2020 Lifetime Achievement Award Recipient ~
Division of Corrections and Sentencing with ASC
Ed started his career during a time when the American correctional system moved towards a punitive philosophy. He knew that these policies were destined to fail and spent his career imploring agencies to abandon practices that were not empirically based, or what he fondly refers to as “horseshit.” His voice found traction on a national stage through his work with the National Institute of Corrections (NIC) in the late 1990s. The NIC hosted a series of trainings for correctional professionals in an effort to translate “best practices” to the field.
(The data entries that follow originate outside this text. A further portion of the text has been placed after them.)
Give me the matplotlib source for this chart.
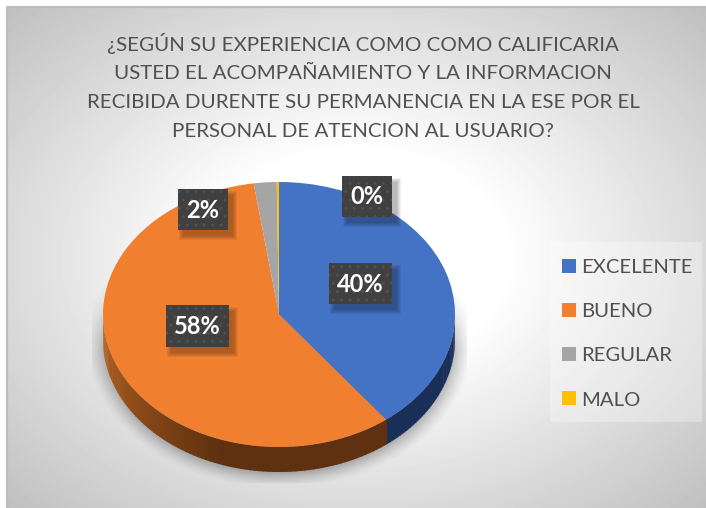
import numpy as np
import matplotlib.pyplot as plt
from matplotlib.colors import to_rgb
from matplotlib.patches import Rectangle
from matplotlib.lines import Line2D

categories = ["EXCELENTE", "BUENO", "REGULAR", "MALO"]
values = [39.6, 58.1, 2.1, 0.2]
title_lines = [
    "¿SEGÚN SU EXPERIENCIA COMO COMO CALIFICARIA",
    "USTED EL ACOMPAÑAMIENTO Y LA INFORMACION",
    "RECIBIDA DURENTE SU PERMANENCIA EN LA ESE POR EL",
    "PERSONAL DE ATENCION AL USUARIO?",
]

colors = ["#4472C4", "#F07F2F", "#A5A5A5", "#FFC000"]
wall_dark = ["#1A2F57", "#5F3110", "#5A5A5A", "#7F6000"]
wall_light = ["#1A2F57", "#BC6522", "#5A5A5A", "#7F6000"]

W, H = 706, 508
plt.rcParams['font.family'] = ['Lato', 'DejaVu Sans']

fig = plt.figure(figsize=(W / 100, H / 100), dpi=100, facecolor="white")

# background in pixel coordinates
bg = fig.add_axes([0, 0, 1, 1], zorder=0)
bg.axis("off")

yy, xx = np.mgrid[7:H, 7:W]
d = np.sqrt(((xx - 356) / 350) ** 2 + ((yy - 258) / 251) ** 2) / np.sqrt(2)
g = 1 - 0.25 * np.clip((d - 0.3) / 0.7, 0, 1)
bg.imshow(g, cmap="gray", vmin=0, vmax=1, extent=(7, W, H, 7), aspect="auto",
          interpolation="bilinear", zorder=0)
bg.plot([7, 7, W], [H, 7, 7], color="#BDBDBD", lw=1.6, zorder=1)

# pie shadow, cut off by a box like the original
yy, xx = np.mgrid[0:H, 0:W]
r = np.sqrt(((xx - 279) / 195) ** 2 + ((yy - 338) / 150) ** 2)
a = 0.4 * np.clip((1.0 - r) / 0.14, 0, 1) ** 1.4
a = a * np.clip((yy - 282) / 70, 0, 1)
a[(xx < 92) | (xx > 466) | (yy > 482)] = 0
shadow = np.zeros((H, W, 4))
shadow[..., 3] = a
bg.imshow(shadow, extent=(0, W, H, 0), aspect="auto", zorder=2)
bg.set_xlim(0, W)
bg.set_ylim(H, 0)

# pie
pie_ax = fig.add_axes([103 / W, (H - 447) / H, 352 / W, 265 / H], zorder=1)
wedges, _ = pie_ax.pie(values, colors=colors, startangle=90, counterclock=False,
                       radius=1, center=(0, 0))
pie_ax.set_aspect("auto")
pie_ax.set_xlim(-1, 1)
pie_ax.set_ylim(-1, 1)
pie_ax.axis("off")
for w in wedges:
    w.set_clip_on(False)
    w.set_zorder(3)

depth = 25 / 132.5
for w, dark, light in zip(wedges, wall_dark, wall_light):
    t1, t2 = w.theta1 % 360, w.theta2 % 360
    if t2 <= t1:
        t2 += 360
    edges = np.arange(t1, t2 + 1.5, 1.5)
    edges[-1] = min(edges[-1], t2)
    c_dark = np.array(to_rgb(dark))
    c_light = np.array(to_rgb(light))
    for p, q in zip(edges[:-1], edges[1:]):
        if not np.sin(np.radians((p + q) / 2)) < 0:
            continue
        ang = np.radians(np.linspace(p, q + 0.4, 4))
        xs = np.cos(ang)
        ys = np.sin(ang)
        f = np.clip((250 - (p % 360)) / 70, 0, 1)
        col = c_dark + (c_light - c_dark) * f
        pie_ax.fill(np.r_[xs, xs[::-1]], np.r_[ys, ys[::-1] - depth], color=col,
                    lw=0, clip_on=False, zorder=2)

# overlay for labels, title and legend
top = fig.add_axes([0, 0, 1, 1], zorder=2)
top.set_xlim(0, W)
top.set_ylim(H, 0)
top.axis("off")

for i, line in enumerate(title_lines):
    top.text(363, 44 + i * 29.3, line, ha="center", va="center", fontsize=14.75, color="#505050")

label_boxes = [(329, 263, 63, 41), (166, 305, 63, 42), (178, 189, 50, 41), (342, 176, 50, 41)]
for v, (x, y, bw, bh) in zip(values, label_boxes):
    for k in range(1, 6):
        top.add_patch(Rectangle((x + 4 - k + 2, y + 5 - k + 2), bw + 2 * k - 2, bh + 2 * k - 2,
                                facecolor="black", edgecolor="none", alpha=0.06, zorder=3))
    top.add_patch(Rectangle((x, y), bw, bh, facecolor="#404040", edgecolor="#505050",
                            hatch="..", lw=0, zorder=4))
    top.text(x + bw / 2, y + bh / 2 + 0.5, f"{round(v)}%", ha="center", va="center", color="white",
             fontsize=17, fontweight="bold", zorder=5)

# legend, its pale box is a separate patch so the rows can sit freely
top.add_patch(Rectangle((550, 242), 152, 180, facecolor="white", edgecolor="none", alpha=0.3, zorder=2))
handles = [Line2D([], [], marker="s", ls="none", ms=10.1, color=c, mew=0) for c in colors]
leg = top.legend(handles, categories, loc="upper left", bbox_to_anchor=(550, 246),
                 bbox_transform=top.transData, frameon=False, fontsize=14.6, labelcolor="#505050",
                 borderpad=0.62, labelspacing=1.335, handletextpad=0.27, handlelength=0.64,
                 borderaxespad=0)
leg.set_zorder(3)

fig.savefig("out.png", dpi=100)
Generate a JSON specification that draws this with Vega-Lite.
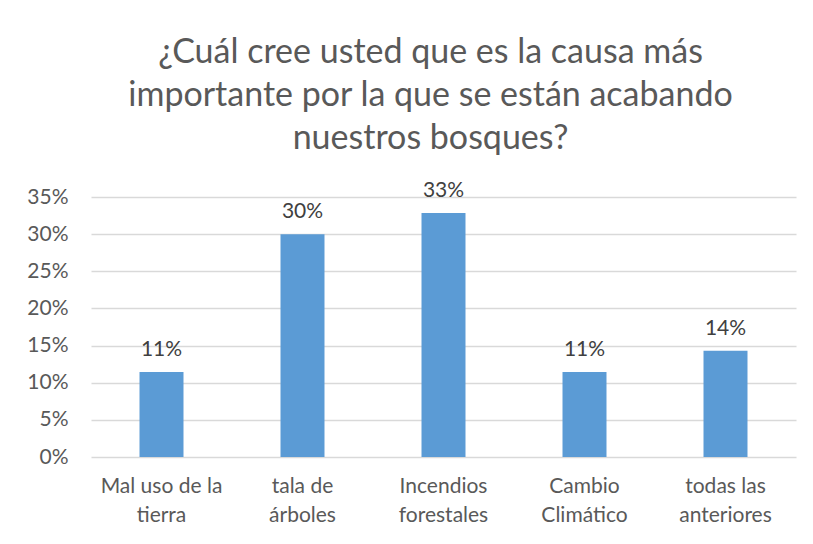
{
  "$schema": "https://vega.github.io/schema/vega-lite/v6.json",
  "width": 705,
  "height": 260,
  "autosize": "none",
  "padding": {"left": 91, "top": 197, "right": 17, "bottom": 87},
  "background": "white",
  "title": {
    "text": ["¿Cuál cree usted que es la causa más", "importante por la que se están acabando", "nuestros bosques?"],
    "font": "Lato",
    "fontSize": 34,
    "fontWeight": "normal",
    "color": "#595959",
    "lineHeight": 43,
    "anchor": "middle",
    "frame": "group",
    "dx": -13,
    "offset": 24
  },
  "data": {
    "values": [
      {"causa": "Mal uso de la tierra", "valor": 0.1143},
      {"causa": "tala de árboles", "valor": 0.30},
      {"causa": "Incendios forestales", "valor": 0.3286},
      {"causa": "Cambio Climático", "valor": 0.1143},
      {"causa": "todas las anteriores", "valor": 0.1429}
    ]
  },
  "encoding": {
    "x": {
      "field": "causa",
      "type": "nominal",
      "sort": null,
      "scale": {"paddingInner": 0.688, "paddingOuter": 0.344},
      "axis": {
        "title": null,
        "labelAngle": 0,
        "domain": false,
        "ticks": false,
        "labelFont": "Lato",
        "labelFontSize": 21,
        "labelColor": "#595959",
        "labelPadding": 18,
        "labelLineHeight": 29,
        "labelBaseline": "top",
        "labelExpr": "datum.label == 'Mal uso de la tierra' ? ['Mal uso de la', 'tierra'] : datum.label == 'tala de árboles' ? ['tala de', 'árboles'] : datum.label == 'Incendios forestales' ? ['Incendios', 'forestales'] : datum.label == 'Cambio Climático' ? ['Cambio', 'Climático'] : ['todas las', 'anteriores']"
      }
    },
    "y": {
      "field": "valor",
      "type": "quantitative",
      "scale": {"domain": [0, 0.35], "nice": false},
      "axis": {
        "title": null,
        "values": [0, 0.05, 0.1, 0.15, 0.2, 0.25, 0.3, 0.35],
        "format": ".0%",
        "domain": false,
        "ticks": false,
        "labelFont": "Lato",
        "labelFontSize": 21,
        "labelColor": "#595959",
        "labelPadding": 23,
        "gridColor": "#D9D9D9",
        "gridWidth": 1.3
      }
    }
  },
  "layer": [
    {"mark": {"type": "bar", "color": "#5B9BD5"}},
    {
      "mark": {"type": "text", "baseline": "bottom", "dy": -12, "font": "Lato", "fontSize": 21, "color": "#404040"},
      "encoding": {"text": {"field": "valor", "type": "quantitative", "format": ".0%"}}
    }
  ],
  "config": {"view": {"stroke": null}}
}
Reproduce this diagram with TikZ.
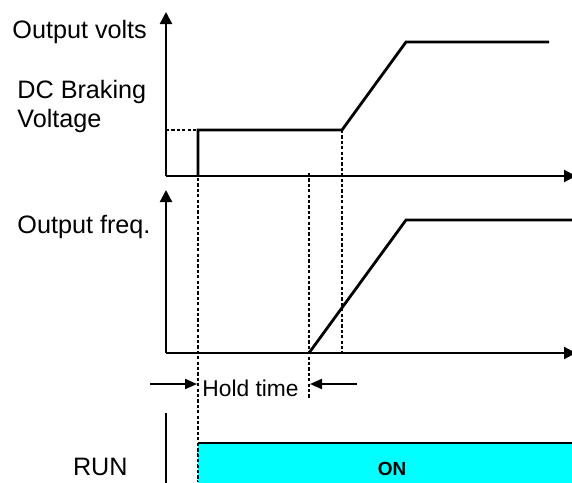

These trainings included a number of speakers but it was Ed style and humor that made people pay attention.
A gifted public speaker, Ed spent many years traveling across the country, and eventually the world. His desire to improve the correctional system has been unwavering as continues assisting agencies with implementing best practices. Today, there are few correctional systems in this country that have not felt the direct engagement of Ed. As a result, he has been referred to as a pioneer, a founding father, and a force to be reckoned with.
Ed’s impact on the field came into full display during his recent retirement celebration. The virtual celebration, hosted by faculty from the School of Criminal Justice, included an array of speakers from agencies and universities across the country. Many of us watched with adoration as our mentor, colleague, and friend received a number of well-deserved accolades. The collaborative nature of Ed’s work was apparent as administrators and staff discussed the ways in which he impacted their agencies and careers. In reflecting on this ceremony, it is clear that Ed has had a wildly successful career. It is also clear that people appreciate Ed because of his dedication to pursuing a more just and humane criminal justice system. But perhaps what is most important, is that people appreciate and love Ed because of his authenticity. Ed genuinely cares about people and as one speaker so aptly stated “he is everything he appears to be.” Kudos to our director and all that he has accomplished!